Deste modo, Medéia assim representa não apenas uma obra literária, uma mensagem sobre a tradição de um povo para com sua mitologia. Representa sim a condição universal do homem como sendo essencialmente racional e lógico para com suas ações.
O significado das ações de Medéia para com Jasão não significa apenas os objetivos imediatos da própria personagem, que é a responsabilização de Jasão pela sua traição.
Do ponto de vista lógico, que para cada ação existe uma reação, a atitude de Medéia foi absolutamente certa e esperada. Houve um motivo (Jasão ficar com Glauce), e um efeito, Medéia assassina os filhos e posteriormente Glauce.
Não quero dizer, de modo algum, que esta atitude seja correta, mas que foi apenas racional e lógica.

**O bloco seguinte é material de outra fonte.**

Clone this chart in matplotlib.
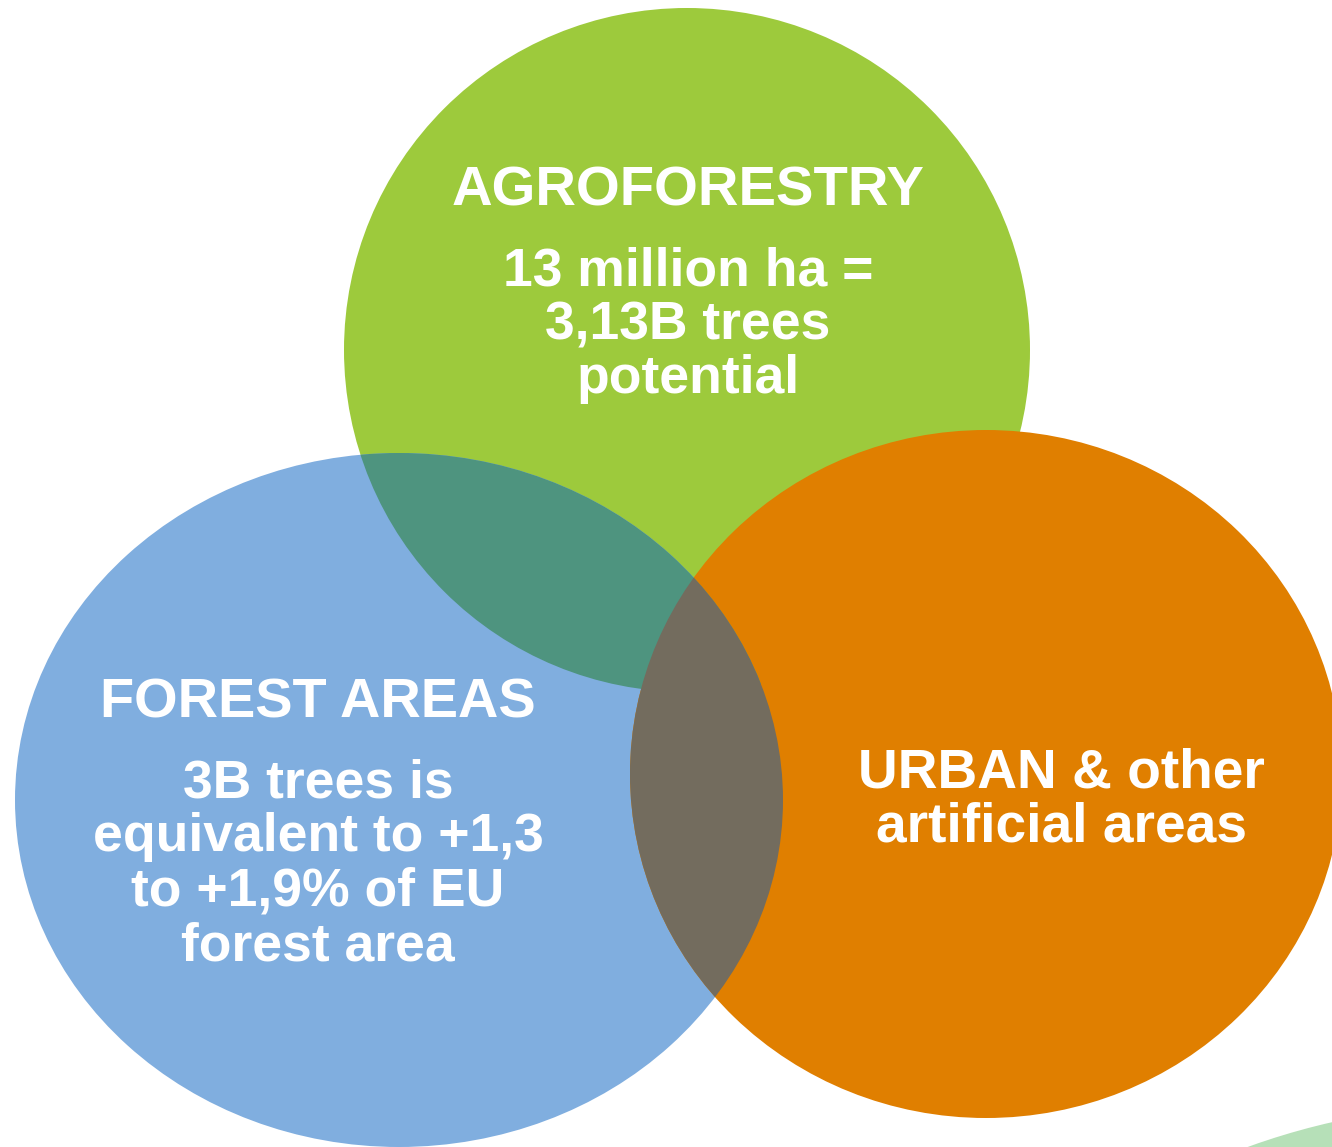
import matplotlib
matplotlib.use("Agg")
import matplotlib.pyplot as plt
from matplotlib.patches import Ellipse, Circle

# ---- data (texts) ----
agro_title = "AGROFORESTRY"
agro_lines = ["13 million ha =", "3,13B trees", "potential"]
forest_title = "FOREST AREAS"
forest_lines = ["3B trees is", "equivalent to +1,3", "to +1,9% of EU", "forest area"]
urban_lines = ["URBAN & other", "artificial areas"]

# ---- colours ----
GREEN = "#9DCA3C"
BLUE = "#80AEDF"
ORANGE = "#E07F00"
TEAL = "#4E947F"
GREY = "#736C5E"

W, H = 1332, 1147
fig = plt.figure(figsize=(W / 100, H / 100), dpi=100)
ax = fig.add_axes([0, 0, 1, 1])
ax.set_xlim(0, W)
ax.set_ylim(H, 0)
ax.set_aspect("equal")
ax.axis("off")

# decorative light-green arc bottom right
ax.add_patch(Circle((1489.5, 1814.5), 710, color="#B6E0B8", lw=0, zorder=0))

green = Ellipse((687, 350), 686, 684, color=GREEN, lw=0, zorder=1)
blue = Ellipse((399, 800), 768, 694, color=BLUE, lw=0, zorder=2)
orange = Ellipse((986, 774), 712, 688, color=ORANGE, lw=0, zorder=3)
for p in (green, blue, orange):
    ax.add_patch(p)

# overlaps
gb = Ellipse((399, 800), 768, 694, color=TEAL, lw=0, zorder=4)
ax.add_patch(gb)
gb.set_clip_path(green)
bo = Ellipse((399, 800), 768, 694, color=GREY, lw=0, zorder=5)
ax.add_patch(bo)
bo.set_clip_path(orange)

FONT = "Liberation Sans"
TITLE_FS = 40.5
BODY_FS = 38.5
URBAN_FS = 39.7
txt = dict(color="white", fontweight="bold", family=FONT, ha="center",
           va="baseline", zorder=10)

ax.text(688, 206, agro_title, fontsize=TITLE_FS, **txt)
for i, line in enumerate(agro_lines):
    ax.text(688, 285 + 54 * i, line, fontsize=BODY_FS, **txt)

ax.text(318, 718, forest_title, fontsize=TITLE_FS - 0.3, **txt)
for i, line in enumerate(forest_lines):
    ax.text(318, 797 + 54.5 * i, line, fontsize=BODY_FS, **txt)

for i, line in enumerate(urban_lines):
    ax.text(1061, 787 + 55 * i, line, fontsize=URBAN_FS, **txt)

fig.savefig("out.png", dpi=100, facecolor="white")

O significado de uma ação não se vê unicamente pelo seu resultado, mas sim pela compreensão dos fatos que a antecederam.
O assassínio dos seus próprios filhos, para mim, mostra de modo certeiro esta interpretação: o sacrifício próprio para o alcance de uma outra ação que justifica a anterior.
Deste modo, ao meu ver, Eurípides foi um visionário, pois põe na personagem Medéia a idéia de ação e responsabilidade, independente de deuses e causas exteriores, já que Medéia assume toda as conseqüências de seus atos.
Medéia, que a primeira vista passa por assassina, mostra-se neste interpretação como sendo a depositária mais fiel do espírito grego: a racionalidade. (Seguindo esta linha de interpretação fica claro entender o porque de Eurípides ficar do lado da personagem Medéia).
Antes de ficarmos em uma interpretação superficial de uma obra de tão complexa como esta, deve-se entender os motivos de Eurípides, que ao meu ver foi fazer uma bela defesa não somente do que a Grécia tinha de mais valioso, a democracia, mais sim uma defesa de todo o pensamento ocidental.
Para mim, isso mostra o quanto foi Eurípides foi um homem à frente de seu tempo, e isso é o suficiente para que sempre nós continuemos a lê-lo.